→ **TO DO**
Retype the whole listing verbatim and keep the pictures out of it.

→ **RAW DATA**
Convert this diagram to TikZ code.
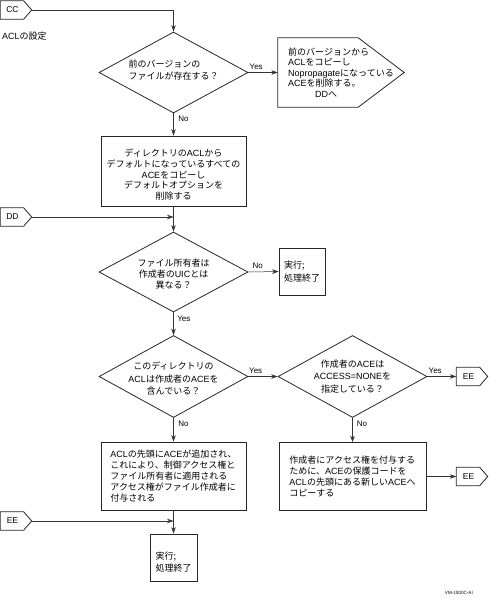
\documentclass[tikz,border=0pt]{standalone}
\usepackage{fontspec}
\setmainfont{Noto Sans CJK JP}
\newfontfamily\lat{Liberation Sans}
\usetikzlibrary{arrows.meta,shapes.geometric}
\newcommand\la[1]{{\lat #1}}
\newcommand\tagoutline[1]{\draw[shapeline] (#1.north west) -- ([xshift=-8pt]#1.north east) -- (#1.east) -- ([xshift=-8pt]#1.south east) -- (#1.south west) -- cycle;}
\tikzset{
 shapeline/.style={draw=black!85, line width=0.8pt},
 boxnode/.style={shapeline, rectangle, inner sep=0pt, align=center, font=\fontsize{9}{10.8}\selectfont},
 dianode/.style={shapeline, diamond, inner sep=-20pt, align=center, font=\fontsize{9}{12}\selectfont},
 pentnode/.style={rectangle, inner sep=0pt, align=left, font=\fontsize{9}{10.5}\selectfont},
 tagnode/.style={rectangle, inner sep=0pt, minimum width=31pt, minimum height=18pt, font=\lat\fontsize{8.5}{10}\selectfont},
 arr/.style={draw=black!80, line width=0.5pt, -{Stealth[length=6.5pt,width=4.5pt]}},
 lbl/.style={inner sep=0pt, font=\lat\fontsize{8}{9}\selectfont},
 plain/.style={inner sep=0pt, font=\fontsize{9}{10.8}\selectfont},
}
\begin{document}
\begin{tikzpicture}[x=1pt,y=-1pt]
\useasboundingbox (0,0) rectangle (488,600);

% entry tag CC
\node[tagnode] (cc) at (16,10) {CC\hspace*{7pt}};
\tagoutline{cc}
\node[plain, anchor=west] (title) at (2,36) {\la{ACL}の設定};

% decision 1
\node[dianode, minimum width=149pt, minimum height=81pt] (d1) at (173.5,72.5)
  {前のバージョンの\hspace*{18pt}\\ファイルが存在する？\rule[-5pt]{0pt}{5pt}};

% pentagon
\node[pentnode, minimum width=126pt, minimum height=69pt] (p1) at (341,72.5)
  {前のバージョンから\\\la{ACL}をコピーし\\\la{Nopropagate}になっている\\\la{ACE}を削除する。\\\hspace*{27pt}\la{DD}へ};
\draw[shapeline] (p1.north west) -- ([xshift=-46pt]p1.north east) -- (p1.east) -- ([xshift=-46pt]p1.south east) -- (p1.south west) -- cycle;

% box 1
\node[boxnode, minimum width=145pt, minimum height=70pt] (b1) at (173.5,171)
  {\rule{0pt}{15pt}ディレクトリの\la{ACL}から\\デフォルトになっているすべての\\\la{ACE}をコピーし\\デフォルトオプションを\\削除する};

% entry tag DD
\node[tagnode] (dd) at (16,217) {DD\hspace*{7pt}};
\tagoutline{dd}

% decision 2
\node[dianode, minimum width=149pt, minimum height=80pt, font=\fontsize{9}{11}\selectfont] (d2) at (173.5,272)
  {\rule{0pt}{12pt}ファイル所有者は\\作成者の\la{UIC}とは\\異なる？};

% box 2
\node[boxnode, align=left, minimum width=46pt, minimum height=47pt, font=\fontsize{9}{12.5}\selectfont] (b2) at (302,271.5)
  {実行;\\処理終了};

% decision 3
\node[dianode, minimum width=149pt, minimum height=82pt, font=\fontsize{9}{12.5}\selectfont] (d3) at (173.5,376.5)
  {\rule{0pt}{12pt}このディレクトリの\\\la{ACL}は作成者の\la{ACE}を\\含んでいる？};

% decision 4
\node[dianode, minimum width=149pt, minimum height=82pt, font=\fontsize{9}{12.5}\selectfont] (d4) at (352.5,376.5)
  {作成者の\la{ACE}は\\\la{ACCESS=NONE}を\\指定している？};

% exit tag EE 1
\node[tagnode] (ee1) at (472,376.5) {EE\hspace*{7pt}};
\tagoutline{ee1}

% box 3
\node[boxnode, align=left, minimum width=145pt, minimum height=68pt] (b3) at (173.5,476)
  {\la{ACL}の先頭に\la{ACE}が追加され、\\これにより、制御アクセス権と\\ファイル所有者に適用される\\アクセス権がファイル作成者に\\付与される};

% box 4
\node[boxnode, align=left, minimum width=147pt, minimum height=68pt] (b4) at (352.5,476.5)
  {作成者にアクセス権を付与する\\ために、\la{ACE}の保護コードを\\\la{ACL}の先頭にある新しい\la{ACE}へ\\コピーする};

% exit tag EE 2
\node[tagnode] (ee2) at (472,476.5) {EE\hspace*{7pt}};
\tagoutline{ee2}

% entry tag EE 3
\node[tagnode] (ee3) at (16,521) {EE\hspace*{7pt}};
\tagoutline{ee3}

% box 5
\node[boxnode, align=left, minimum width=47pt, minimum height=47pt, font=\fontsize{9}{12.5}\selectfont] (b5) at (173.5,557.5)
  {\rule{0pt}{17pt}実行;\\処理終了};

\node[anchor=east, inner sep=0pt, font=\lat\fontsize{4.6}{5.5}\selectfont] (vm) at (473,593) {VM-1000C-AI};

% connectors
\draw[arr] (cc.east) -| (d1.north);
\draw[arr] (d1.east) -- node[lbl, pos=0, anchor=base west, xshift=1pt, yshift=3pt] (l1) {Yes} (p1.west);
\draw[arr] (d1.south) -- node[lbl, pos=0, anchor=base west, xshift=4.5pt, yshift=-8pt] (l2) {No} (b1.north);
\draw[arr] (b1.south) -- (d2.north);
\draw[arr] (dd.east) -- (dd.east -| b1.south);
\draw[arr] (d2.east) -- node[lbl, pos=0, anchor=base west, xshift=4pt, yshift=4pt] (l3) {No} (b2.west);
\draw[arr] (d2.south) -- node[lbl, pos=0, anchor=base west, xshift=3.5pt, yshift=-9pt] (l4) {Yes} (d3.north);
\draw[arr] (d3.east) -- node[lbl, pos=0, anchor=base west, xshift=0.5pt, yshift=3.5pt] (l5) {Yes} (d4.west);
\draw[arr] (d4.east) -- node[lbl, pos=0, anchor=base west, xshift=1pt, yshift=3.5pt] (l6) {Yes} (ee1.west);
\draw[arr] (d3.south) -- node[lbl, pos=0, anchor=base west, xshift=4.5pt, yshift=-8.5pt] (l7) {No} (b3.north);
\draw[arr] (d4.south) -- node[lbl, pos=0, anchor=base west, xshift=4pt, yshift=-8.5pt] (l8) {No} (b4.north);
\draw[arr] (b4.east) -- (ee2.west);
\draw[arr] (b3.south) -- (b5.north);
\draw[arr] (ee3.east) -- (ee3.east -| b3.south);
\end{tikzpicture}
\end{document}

→ **SOLVED PROBLEM**
Convert this diagram to TikZ code.
\documentclass[tikz,border=0pt]{standalone}
\usepackage{fontspec}
\setmainfont{Noto Sans CJK JP}
\newfontfamily\lat{Liberation Sans}
\usetikzlibrary{arrows.meta,shapes.geometric}
\newcommand\la[1]{{\lat #1}}
\newcommand\tagoutline[1]{\draw[shapeline] (#1.north west) -- ([xshift=-8pt]#1.north east) -- (#1.east) -- ([xshift=-8pt]#1.south east) -- (#1.south west) -- cycle;}
\tikzset{
 shapeline/.style={draw=black!85, line width=0.8pt},
 boxnode/.style={shapeline, rectangle, inner sep=0pt, align=center, font=\fontsize{9}{10.8}\selectfont},
 dianode/.style={shapeline, diamond, inner sep=-20pt, align=center, font=\fontsize{9}{12}\selectfont},
 pentnode/.style={rectangle, inner sep=0pt, align=left, font=\fontsize{9}{10.5}\selectfont},
 tagnode/.style={rectangle, inner sep=0pt, minimum width=31pt, minimum height=18pt, font=\lat\fontsize{8.5}{10}\selectfont},
 arr/.style={draw=black!80, line width=0.5pt, -{Stealth[length=6.5pt,width=4.5pt]}},
 lbl/.style={inner sep=0pt, font=\lat\fontsize{8}{9}\selectfont},
 plain/.style={inner sep=0pt, font=\fontsize{9}{10.8}\selectfont},
}
\begin{document}
\begin{tikzpicture}[x=1pt,y=-1pt]
\useasboundingbox (0,0) rectangle (488,600);

% entry tag CC
\node[tagnode] (cc) at (16,10) {CC\hspace*{7pt}};
\tagoutline{cc}
\node[plain, anchor=west] (title) at (2,36) {\la{ACL}の設定};

% decision 1
\node[dianode, minimum width=149pt, minimum height=81pt] (d1) at (173.5,72.5)
  {前のバージョンの\hspace*{18pt}\\ファイルが存在する？\rule[-5pt]{0pt}{5pt}};

% pentagon
\node[pentnode, minimum width=126pt, minimum height=69pt] (p1) at (341,72.5)
  {前のバージョンから\\\la{ACL}をコピーし\\\la{Nopropagate}になっている\\\la{ACE}を削除する。\\\hspace*{27pt}\la{DD}へ};
\draw[shapeline] (p1.north west) -- ([xshift=-46pt]p1.north east) -- (p1.east) -- ([xshift=-46pt]p1.south east) -- (p1.south west) -- cycle;

% box 1
\node[boxnode, minimum width=145pt, minimum height=70pt] (b1) at (173.5,171)
  {\rule{0pt}{15pt}ディレクトリの\la{ACL}から\\デフォルトになっているすべての\\\la{ACE}をコピーし\\デフォルトオプションを\\削除する};

% entry tag DD
\node[tagnode] (dd) at (16,217) {DD\hspace*{7pt}};
\tagoutline{dd}

% decision 2
\node[dianode, minimum width=149pt, minimum height=80pt, font=\fontsize{9}{11}\selectfont] (d2) at (173.5,272)
  {\rule{0pt}{12pt}ファイル所有者は\\作成者の\la{UIC}とは\\異なる？};

% box 2
\node[boxnode, align=left, minimum width=46pt, minimum height=47pt, font=\fontsize{9}{12.5}\selectfont] (b2) at (302,271.5)
  {実行;\\処理終了};

% decision 3
\node[dianode, minimum width=149pt, minimum height=82pt, font=\fontsize{9}{12.5}\selectfont] (d3) at (173.5,376.5)
  {\rule{0pt}{12pt}このディレクトリの\\\la{ACL}は作成者の\la{ACE}を\\含んでいる？};

% decision 4
\node[dianode, minimum width=149pt, minimum height=82pt, font=\fontsize{9}{12.5}\selectfont] (d4) at (352.5,376.5)
  {作成者の\la{ACE}は\\\la{ACCESS=NONE}を\\指定している？};

% exit tag EE 1
\node[tagnode] (ee1) at (472,376.5) {EE\hspace*{7pt}};
\tagoutline{ee1}

% box 3
\node[boxnode, align=left, minimum width=145pt, minimum height=68pt] (b3) at (173.5,476)
  {\la{ACL}の先頭に\la{ACE}が追加され、\\これにより、制御アクセス権と\\ファイル所有者に適用される\\アクセス権がファイル作成者に\\付与される};

% box 4
\node[boxnode, align=left, minimum width=147pt, minimum height=68pt] (b4) at (352.5,476.5)
  {作成者にアクセス権を付与する\\ために、\la{ACE}の保護コードを\\\la{ACL}の先頭にある新しい\la{ACE}へ\\コピーする};

% exit tag EE 2
\node[tagnode] (ee2) at (472,476.5) {EE\hspace*{7pt}};
\tagoutline{ee2}

% entry tag EE 3
\node[tagnode] (ee3) at (16,521) {EE\hspace*{7pt}};
\tagoutline{ee3}

% box 5
\node[boxnode, align=left, minimum width=47pt, minimum height=47pt, font=\fontsize{9}{12.5}\selectfont] (b5) at (173.5,557.5)
  {\rule{0pt}{17pt}実行;\\処理終了};

\node[anchor=east, inner sep=0pt, font=\lat\fontsize{4.6}{5.5}\selectfont] (vm) at (473,593) {VM-1000C-AI};

% connectors
\draw[arr] (cc.east) -| (d1.north);
\draw[arr] (d1.east) -- node[lbl, pos=0, anchor=base west, xshift=1pt, yshift=3pt] (l1) {Yes} (p1.west);
\draw[arr] (d1.south) -- node[lbl, pos=0, anchor=base west, xshift=4.5pt, yshift=-8pt] (l2) {No} (b1.north);
\draw[arr] (b1.south) -- (d2.north);
\draw[arr] (dd.east) -- (dd.east -| b1.south);
\draw[arr] (d2.east) -- node[lbl, pos=0, anchor=base west, xshift=4pt, yshift=4pt] (l3) {No} (b2.west);
\draw[arr] (d2.south) -- node[lbl, pos=0, anchor=base west, xshift=3.5pt, yshift=-9pt] (l4) {Yes} (d3.north);
\draw[arr] (d3.east) -- node[lbl, pos=0, anchor=base west, xshift=0.5pt, yshift=3.5pt] (l5) {Yes} (d4.west);
\draw[arr] (d4.east) -- node[lbl, pos=0, anchor=base west, xshift=1pt, yshift=3.5pt] (l6) {Yes} (ee1.west);
\draw[arr] (d3.south) -- node[lbl, pos=0, anchor=base west, xshift=4.5pt, yshift=-8.5pt] (l7) {No} (b3.north);
\draw[arr] (d4.south) -- node[lbl, pos=0, anchor=base west, xshift=4pt, yshift=-8.5pt] (l8) {No} (b4.north);
\draw[arr] (b4.east) -- (ee2.west);
\draw[arr] (b3.south) -- (b5.north);
\draw[arr] (ee3.east) -- (ee3.east -| b3.south);
\end{tikzpicture}
\end{document}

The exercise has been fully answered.